Este inferno, em vez da sala de tortura que encontrávamos no filme original, apresenta-se-nos como um labirinto interminável cuja arquitectura não escapa a certas reminiscências bizantinas, em que as salas de tortura se sucedem umas às outras, organizadas numa malha reticular cujo centro é uma caixa-puzzle gigante que emana um feixe de escuridão. A demanda de Kirsty pelo pai acaba por se transformar numa desesperada tentativa de escapar aos Cenobites, que agora contam com mais um elemento, o Cirurgião, que é o dr. Channard depois da transformação.
Peter Atkins, ao escrever o argumento, parece ter tido algumas preocupações em não repetir necessariamente aquilo que encontrávamos no de Barker. Por assim dizer, ele tenta ampliar o conceito do inferno, que passaria a partir daqui a ser conhecido como Configuração do Lamento, mostrando-o como algo de pessoal (Cada um tem o seu, correspondente a uma ou mais salas.) e de interminável, tanto quanto mortífero. No entanto, a tentativa de dar uma história aos Cenobites, de os humanizar -Pinhead é, na realidade, o soldado que víamos no início -acaba por anular um pouco toda a ideia de pura maldade e de inferno que era muito determinante no primeiro filme. Por assim dizer, quase que o mal aqui é desculpado, quando, no primeiro filme, víamos que o mal era um prazer levado ao extremo.

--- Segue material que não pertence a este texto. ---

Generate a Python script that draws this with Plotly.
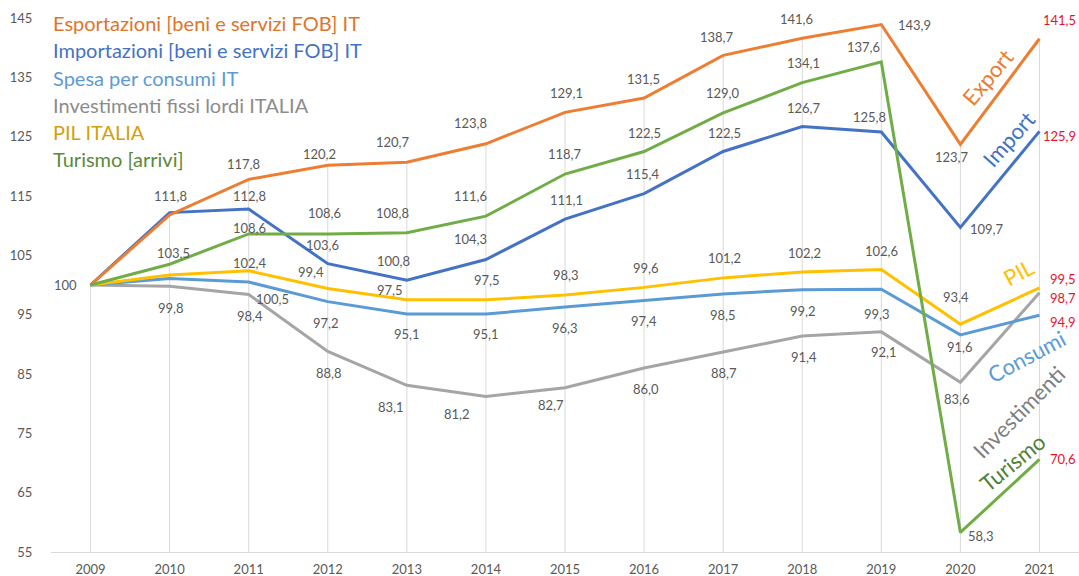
import numpy as np
import plotly.graph_objects as go

# ---------------- data ----------------
years = [2009, 2010, 2011, 2012, 2013, 2014, 2015, 2016, 2017, 2018, 2019, 2020, 2021]
export_vals = [100, 111.8, 117.8, 120.2, 120.7, 123.8, 129.1, 131.5, 138.7, 141.6, 143.9, 123.7, 141.5]
import_vals = [100, 112.2, 112.8, 103.6, 100.8, 104.3, 111.1, 115.4, 122.5, 126.7, 125.8, 109.7, 125.9]
consumi_vals = [100, 101.1, 100.5, 97.2, 95.1, 95.1, 96.3, 97.4, 98.5, 99.2, 99.3, 91.6, 94.9]
invest_vals = [100, 99.8, 98.4, 88.8, 83.1, 81.2, 82.7, 86.0, 88.7, 91.4, 92.1, 83.6, 98.7]
pil_vals = [100, 101.7, 102.4, 99.4, 97.5, 97.5, 98.3, 99.6, 101.2, 102.2, 102.6, 93.4, 99.5]
turismo_vals = [100, 103.5, 108.6, 108.6, 108.8, 111.6, 118.7, 122.5, 129.0, 134.1, 137.6, 58.3, 70.6]

series_names = [
    "Esportazioni [beni e servizi FOB] IT",
    "Importazioni [beni e servizi FOB] IT",
    "Spesa per consumi IT",
    "Investimenti fissi lordi ITALIA",
    "PIL ITALIA",
    "Turismo [arrivi]",
]
short_names = ["Export", "Import", "Consumi", "Investimenti", "PIL", "Turismo"]
y_ticks = [55, 65, 75, 85, 95, 105, 115, 125, 135, 145]

# ---------------- styles ----------------
line_colors = ["#ED7D31", "#4472C4", "#5B9BD5", "#A5A5A5", "#FFC000", "#70AD47"]
text_colors = ["#E07428", "#4472C4", "#5B9BD5", "#8C8C8C", "#D4A00A", "#5A8A3A"]
rot_colors = ["#ED7D31", "#4472C4", "#5B9BD5", "#7F7F7F", "#FFC000", "#548235"]
FONT = "Lato, Calibri, Arial, sans-serif"
LABEL_GRAY = "#595959"
RED = "#E8112D"

# pixel offsets of data labels (dx, dy screen-down); None = no label
off_export = [(-25, 0), (1, -19), (-5, -15), (-8, -11), (-14, -20), (-15, -21), (1, -19), (-1, -19),
              (-6, -18), (-6, -19), (33, 0), (-8, 13), (20, -19)]
off_import = [None, None, (1, -13), (-5, -19), (-13, -19), (-15, -20), (1, -19), (-1, -20),
              (1, -19), (2, -19), (-12, -15), (27, 2), (20, 5)]
off_consumi = [None, None, (24, 17), (-2, 21), (0, 20), (0, 20), (0, 21), (0, 21),
               (0, 21), (1, 21), (-4, 25), (0, 12), (24, 7)]
off_invest = [None, (1, 22), (1, 22), (1, 22), (-16, 22), (-29, 17), (-14, 17), (2, 21),
              (1, 21), (2, 21), (3, 20), (-3, 17), (24, 5)]
off_pil = [None, None, (1, -8), (-17, -17), (-17, -10), (1, -20), (1, -20), (2, -19),
           (1, -20), (2, -19), (0, -19), (-4, -27), (24, -9)]
off_turismo = [None, (4, -11), (1, -6), (-3, -21), (-14, -20), (-15, -20), (0, -20), (0, -19),
               (0, -20), (1, -20), (-18, -15), (21, 4), (24, 0)]

all_vals = [export_vals, import_vals, consumi_vals, invest_vals, pil_vals, turismo_vals]
all_offs = [off_export, off_import, off_consumi, off_invest, off_pil, off_turismo]

# rotated series labels: (pixel center x, center y, angle)
rot_pos = [(987, 77, -50), (1008, 139, -48), (1026, 356, -28), (1018, 412, -45), (1018, 272, -28), (1012, 462, -39)]

W, H = 1079, 576
ML, MR, MT, MB = 51, 0, 18, 24
PW, PH = W - ML - MR, H - MT - MB


def px2paper(px, py):
    return (px - ML) / PW, (H - MB - py) / PH


fig = go.Figure()

# drop lines from the highest value of each year to the axis
ymin = y_ticks[0]
tops = np.max(np.array(all_vals), axis=0)
dx_, dy_ = [], []
for yr, t in zip(years, tops):
    dx_ += [yr, yr, None]
    dy_ += [ymin, t, None]
fig.add_trace(go.Scatter(x=dx_, y=dy_, mode="lines", line=dict(color="#D9D9D9", width=1),
                         hoverinfo="skip", showlegend=False))

order = [3, 2, 4, 1, 0, 5]
for i in order:
    fig.add_trace(go.Scatter(x=years, y=all_vals[i], mode="lines", name=series_names[i],
                             line=dict(color=line_colors[i], width=3), showlegend=False))

annotations = []
for vals, offs in zip(all_vals, all_offs):
    for k, (yr, v, o) in enumerate(zip(years, vals, offs)):
        if o is None:
            continue
        last = k == len(years) - 1
        txt = f"{v:.1f}".replace(".", ",") if v != 100 else "100"
        annotations.append(dict(x=yr, y=v, xref="x", yref="y", text=txt, showarrow=False,
                                xshift=o[0], yshift=-o[1], xanchor="center", yanchor="middle",
                                font=dict(family=FONT, size=13, color=RED if last else LABEL_GRAY)))

leg_y = [23, 50, 78, 105, 132, 159]
for name, col, ly in zip(series_names, text_colors, leg_y):
    px, py = px2paper(51, ly)
    annotations.append(dict(x=px, y=py, xref="paper", yref="paper", text=name, showarrow=False,
                            xanchor="left", yanchor="middle",
                            font=dict(family=FONT, size=20, color=col)))

for name, col, (cx, cy, ang) in zip(short_names, rot_colors, rot_pos):
    px, py = px2paper(cx, cy)
    annotations.append(dict(x=px, y=py, xref="paper", yref="paper", text=name, showarrow=False,
                            xanchor="center", yanchor="middle", textangle=ang,
                            font=dict(family=FONT, size=22, color=col)))

fig.update_layout(
    width=W, height=H,
    margin=dict(l=ML, r=MR, t=MT, b=MB, pad=0),
    paper_bgcolor="white", plot_bgcolor="white",
    showlegend=False,
    annotations=annotations,
    font=dict(family=FONT, color=LABEL_GRAY, size=13),
)
fig.update_xaxes(range=[years[0] - 0.5, years[-1] + 0.5], tickvals=years, ticktext=[str(y) for y in years],
                 showgrid=False, zeroline=False, showline=True, linecolor="#D9D9D9", linewidth=1,
                 ticks="outside", ticklen=5, tickcolor="rgba(0,0,0,0)",
                 tickfont=dict(family=FONT, size=13, color=LABEL_GRAY), automargin=False, fixedrange=True)
fig.update_yaxes(range=[y_ticks[0], y_ticks[-1]], tickvals=y_ticks, showgrid=False, zeroline=False,
                 showline=False, ticks="outside", ticklen=15, tickcolor="rgba(0,0,0,0)",
                 tickfont=dict(family=FONT, size=13, color=LABEL_GRAY), automargin=False, fixedrange=True)

fig.write_html("out.html", config={"displayModeBar": False},
               post_script="document.body.style.margin='0';document.body.style.overflow='hidden';")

E se nem o argumento se mostrava particularmente engenhoso em criar uma narrativa entusiasmante, e se o conceito começava bem mas depois era vulgarizado, a verdade é que Tony Randel, enquanto realizador, raramente consegue fazer de "Hellbound: Hellraiser 2" um bom filme.

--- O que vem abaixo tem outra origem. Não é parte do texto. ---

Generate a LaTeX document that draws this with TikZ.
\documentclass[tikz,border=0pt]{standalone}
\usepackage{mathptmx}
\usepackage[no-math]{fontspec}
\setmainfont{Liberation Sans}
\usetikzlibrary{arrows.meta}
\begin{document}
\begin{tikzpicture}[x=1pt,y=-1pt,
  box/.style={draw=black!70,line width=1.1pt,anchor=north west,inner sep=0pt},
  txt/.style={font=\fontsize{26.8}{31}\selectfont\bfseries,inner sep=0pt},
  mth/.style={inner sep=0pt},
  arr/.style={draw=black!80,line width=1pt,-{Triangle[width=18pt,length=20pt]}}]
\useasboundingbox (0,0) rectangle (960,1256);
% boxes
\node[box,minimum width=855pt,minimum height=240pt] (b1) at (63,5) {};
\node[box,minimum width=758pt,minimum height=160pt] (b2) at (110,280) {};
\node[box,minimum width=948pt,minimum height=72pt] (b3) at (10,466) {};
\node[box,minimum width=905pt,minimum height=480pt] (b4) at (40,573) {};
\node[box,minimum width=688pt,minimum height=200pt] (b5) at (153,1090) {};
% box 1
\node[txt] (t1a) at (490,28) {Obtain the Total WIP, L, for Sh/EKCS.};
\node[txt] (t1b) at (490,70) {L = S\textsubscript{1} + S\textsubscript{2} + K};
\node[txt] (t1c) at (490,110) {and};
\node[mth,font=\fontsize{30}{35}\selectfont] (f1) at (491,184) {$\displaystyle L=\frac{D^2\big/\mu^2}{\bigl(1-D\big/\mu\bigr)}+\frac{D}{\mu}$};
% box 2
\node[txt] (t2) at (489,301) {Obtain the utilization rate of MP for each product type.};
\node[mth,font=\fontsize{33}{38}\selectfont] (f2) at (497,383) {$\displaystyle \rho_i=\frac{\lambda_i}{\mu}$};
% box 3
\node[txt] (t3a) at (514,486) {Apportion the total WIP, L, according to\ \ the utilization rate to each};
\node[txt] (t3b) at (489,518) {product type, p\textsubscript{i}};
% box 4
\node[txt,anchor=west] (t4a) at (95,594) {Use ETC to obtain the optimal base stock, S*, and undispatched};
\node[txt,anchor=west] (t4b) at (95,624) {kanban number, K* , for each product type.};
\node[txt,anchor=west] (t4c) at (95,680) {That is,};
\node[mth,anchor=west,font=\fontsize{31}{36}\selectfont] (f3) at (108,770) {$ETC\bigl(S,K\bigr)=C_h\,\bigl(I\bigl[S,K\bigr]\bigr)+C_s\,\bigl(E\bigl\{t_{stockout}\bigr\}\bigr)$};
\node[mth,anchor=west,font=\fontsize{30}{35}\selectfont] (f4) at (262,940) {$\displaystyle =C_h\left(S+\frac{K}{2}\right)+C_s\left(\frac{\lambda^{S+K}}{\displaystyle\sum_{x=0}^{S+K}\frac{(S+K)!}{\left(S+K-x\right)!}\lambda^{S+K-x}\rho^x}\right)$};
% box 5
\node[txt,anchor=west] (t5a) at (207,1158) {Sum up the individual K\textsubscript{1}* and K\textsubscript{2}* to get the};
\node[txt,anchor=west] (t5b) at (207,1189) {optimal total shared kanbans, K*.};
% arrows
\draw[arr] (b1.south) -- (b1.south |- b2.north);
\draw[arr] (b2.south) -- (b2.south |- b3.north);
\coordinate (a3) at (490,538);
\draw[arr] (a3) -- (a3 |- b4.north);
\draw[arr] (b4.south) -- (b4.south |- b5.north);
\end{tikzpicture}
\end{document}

Com uma sequência inicial bastante forte e grotesca, em que vemos a primeira tortura de Pinhead de uma forma que equilibra perfeitamente o mostrado e o sugerido; e com a arrepiante aparição no quarto do hospital, a verdade é que todo o restante filme não resulta. A concepção espacial da Configuração do Lamento é realmente muito interessante, com todas as características bizantinas em versão cinzenta e árida; mas tudo é estragado com o lugar-comum das salas iluminadas por velas que dão um aspecto previsível de ritual satânico, as cenas de perseguição revelam-se de uma impressionante pobreza de ideias, e as tentativas de mostrar como é o inferno daqueles personagens não vão além de uma mera assimilação de algumas imagens facilmente conotadas com o surrealismo, mas que têm pouco de criativo, e aquilo que o primeiro filme tinha de violento e de visceral, aqui não parece resultar como mais de que uma mera repetição da mesma coisa, mas com menos convicção e menos capacidade de tornar essas imagens verdadeiramente fortes.
E com isto volto à minha ideia inicial de que teria sido inteligente esperar um pouco até se fazer uma segunda parte de "Hellraiser". Porque a verdade é que este filme pega nalgumas linhas-mestras do primeiro e tenta inventar a partir delas, mas talvez fosse preciso conhecer-se essas linhas de uma forma mais profunda para se poder dar-lhes algo de novo e algo de conciso. Faz falta a este filme alguma densidade, alguma inteligência e muita força. Porque, no final, aquilo que percebemos é que pareceu que havia aqui algo de novo mas que, na verdade, não houve nada de especialmente novo. O argumento apresenta várias fragilidades, relacionadas acima de tudo com facilitismos, e a realização não passa da pretensão de causar estranheza e confusão e incómodo. Há aqui um esforço, mas há muito poucos logros.
Esta seria a primeira de sete sequelas para "Hellraiser", totalizando uma octalogia que é o meu programa para os próximos dias. A avaliar pela primeira continuação, este é mais um caso que vem confirmar o velho ditado que manda não mexer no que está quieto.